While many vendors are pushing more of their security offerings into cloud-based solutions, Websense says its appliance is a response to the needs of midsize and large enterprises trying to manage and control the ever-expanding use of social networking and Web 2.0 tools.
"Customers are looking to deploy Web security solutions inline because they need to scan and classify the content in real time, as it comes over the wire" says David Meizlik, Director of Product Marketing for Web and Data Security at Websense. "The end goal is to allow access to sites and the good content they contain, but block access to what bad or inappropriate content also exists on that page, without blocking the entire page."
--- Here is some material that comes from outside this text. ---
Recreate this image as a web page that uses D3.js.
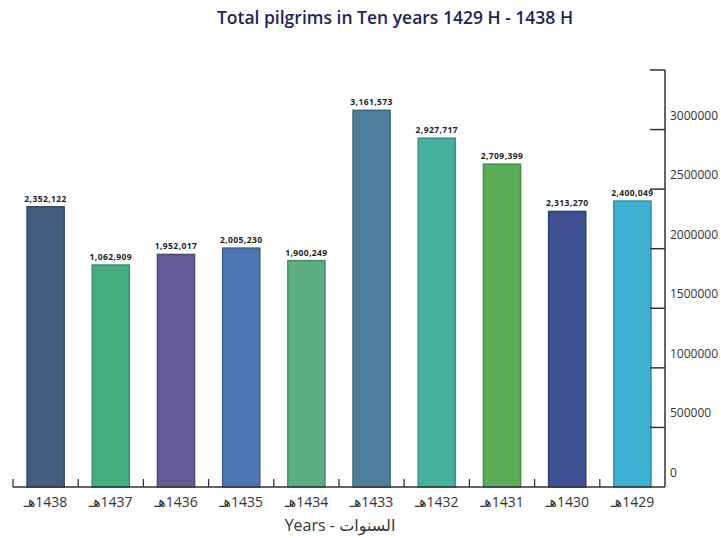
<!DOCTYPE html>
<html>
<head>
<meta charset="utf-8">
<title>Total pilgrims in Ten years</title>
<script src="https://d3js.org/d3.v7.min.js"></script>
<style>
  body { margin: 0; background: #fff; }
  text { font-family: "Open Sans", "DejaVu Sans", sans-serif; }
</style>
</head>
<body>
<svg id="chart" width="721" height="538"></svg>
<script>
// years, left to right as in the picture
var years = ["1438", "1437", "1436", "1435", "1434", "1433", "1432", "1431", "1430", "1429"];
// bar heights (1437 printed as 1,062,909 but drawn near 1.86M)
var pilgrims = [2352122, 1862909, 1952017, 2005230, 1900249, 3161573, 2927717, 2709399, 2313270, 2400049];
// value labels exactly as printed
var valueLabels = ["2,352,122", "1,062,909", "1,952,017", "2,005,230", "1,900,249", "3,161,573", "2,927,717", "2,709,399", "2,313,270", "2,400,049"];
var barColors = ["#435d80", "#45ae80", "#665a98", "#4b76b1", "#5bae80", "#4d7f9d", "#46b19f", "#5aae58", "#3f5093", "#3db0d4"];
var yTicks = [0, 500000, 1000000, 1500000, 2000000, 2500000, 3000000];

var svg = d3.select("#chart");
var plotLeft = 13, plotRight = 665, plotTop = 70, plotBottom = 487;

var x = d3.scaleBand()
    .domain(years)
    .range([plotLeft, plotRight])
    .paddingInner(0.43)
    .paddingOuter(0.215);

var y = d3.scaleLinear()
    .domain([0, 3500000])
    .range([plotBottom, plotTop]);

// title
svg.append("text")
    .attr("x", 395).attr("y", 24)
    .attr("text-anchor", "middle")
    .style("font-size", "17.5px")
    .style("font-weight", "600")
    .style("fill", "#1e2656")
    .text("Total pilgrims in Ten years 1429 H - 1438 H");

// bars
svg.selectAll("rect.bar")
    .data(years)
    .enter().append("rect")
    .attr("class", "bar")
    .attr("x", function(d) { return x(d); })
    .attr("width", x.bandwidth())
    .attr("y", function(d, i) { return y(pilgrims[i]); })
    .attr("height", function(d, i) { return plotBottom - y(pilgrims[i]); })
    .style("fill", function(d, i) { return barColors[i]; })
    .style("stroke", function(d, i) { return d3.color(barColors[i]).darker(0.6); })
    .style("stroke-width", 1.5);

// value labels
svg.selectAll("text.val")
    .data(years)
    .enter().append("text")
    .attr("class", "val")
    .attr("x", function(d) { return x(d) + x.bandwidth() / 2; })
    .attr("y", function(d, i) { return y(pilgrims[i]) - 5; })
    .attr("text-anchor", "middle")
    .style("font-size", "8.5px")
    .style("font-weight", "bold")
    .style("letter-spacing", "0.4px")
    .style("fill", "#222")
    .text(function(d, i) { return valueLabels[i]; });

// right axis
var axisG = svg.append("g");
axisG.append("line")
    .attr("x1", plotRight).attr("x2", plotRight)
    .attr("y1", plotTop).attr("y2", plotBottom)
    .style("stroke", "#333").style("stroke-width", 1.5);
axisG.selectAll("line.tick")
    .data(yTicks.slice(1).concat([3500000]))
    .enter().append("line")
    .attr("class", "tick")
    .attr("x1", plotRight - 15).attr("x2", plotRight)
    .attr("y1", function(d) { return y(d); })
    .attr("y2", function(d) { return y(d); })
    .style("stroke", "#333").style("stroke-width", 1.5);
axisG.selectAll("text")
    .data(yTicks)
    .enter().append("text")
    .attr("x", plotRight + 5)
    .attr("y", function(d) { return y(d) - 10; })
    .style("font-size", "12px")
    .style("fill", "#333")
    .text(function(d) { return d; });

// bottom axis with small upward ticks between the bars
svg.append("line")
    .attr("x1", plotLeft).attr("x2", plotRight)
    .attr("y1", plotBottom).attr("y2", plotBottom)
    .style("stroke", "#333").style("stroke-width", 1.5);
var bounds = years.map(function(d) { return x(d) - (x.step() - x.bandwidth()) / 2; });
svg.selectAll("line.xtick")
    .data(bounds)
    .enter().append("line")
    .attr("class", "xtick")
    .attr("x1", function(d) { return d; })
    .attr("x2", function(d) { return d; })
    .attr("y1", plotBottom).attr("y2", plotBottom - 8)
    .style("stroke", "#333").style("stroke-width", 1.3);

svg.selectAll("text.year")
    .data(years)
    .enter().append("text")
    .attr("class", "year")
    .attr("x", function(d) { return x(d) + x.bandwidth() / 2; })
    .attr("y", 507)
    .attr("text-anchor", "middle")
    .style("font-size", "14px")
    .style("fill", "#333")
    .text(function(d) { return "\u202B" + d + "هـ\u202C"; });

svg.append("text")
    .attr("x", 340).attr("y", 531)
    .attr("text-anchor", "middle")
    .style("font-size", "16px")
    .style("fill", "#333")
    .text("Years - السنوات");
</script>
</body>
</html>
Websense, which recently completed a rebranding of the company, is trying to turn perceptions that it’s simply a Web filtering company that denies access to gross amounts of content and Websites to a technology provider that protects users without totally impeding Web access. The V10000 moves the company in that direction by providing security that strips or blocks malicious content from popular social networking sites—such as Facebook or Twitter—without impeding access or functionality.
The appliance, powered by two quad-core Intel Xeon processors and 16GB of DDR2 memory, sits at the gateway and provides application-layer inspection of all Web, peer-to-peer and instant messaging traffic. The appliance provides integrated Web proxy and cache management, giving users the ability to monitor and inspect SSL-encrypted traffic. Appliance management is through a Web-based console that enables granular policy configuration and compliance reporting.
Many security vendors—including Trend Micro and McAfee—are inspecting Web traffic and Web 2.0 tools for malicious content and threats. Websense says the integration of technology it acquired from Defensio gives it the unique ability to inspect HTML traffic and block pieces of media-rich content.
"It gives us incredible visibility into what’s happening in the blogosphere and protects against risk even before anyone hits the site," Meizlik says.
Websense announced the launch of the V10000 today, but the appliance will not be generally available for resellers until the end of April. Websense is planning a more celebratory launch at the upcoming RSA Conference in San Francisco.
The V10000 is billed as an easy-to-deploy appliance, but Websense cautions that solution providers adopting the appliance will require extensive networking knowledge and skills.
"I don’t think you can go to the lab and take the class and go out and sell on your own," says David Roberts, senior vice president of Americas sales at Websense. "Resellers that have Cisco engineering certifications and CompTIA engineering certification will need a full week in lab-level training."
Concurrent with the V10000 launch, Websense is hosting a series of local seminars and online training to acquaint resellers and end users with the new product. Websense is providing free training for many of its existing software resellers to get them up to speed on hardware implementations and sales, too. More than 125 Websense reseller partners are already participating in the prelaunch beta testing and training, Roberts said.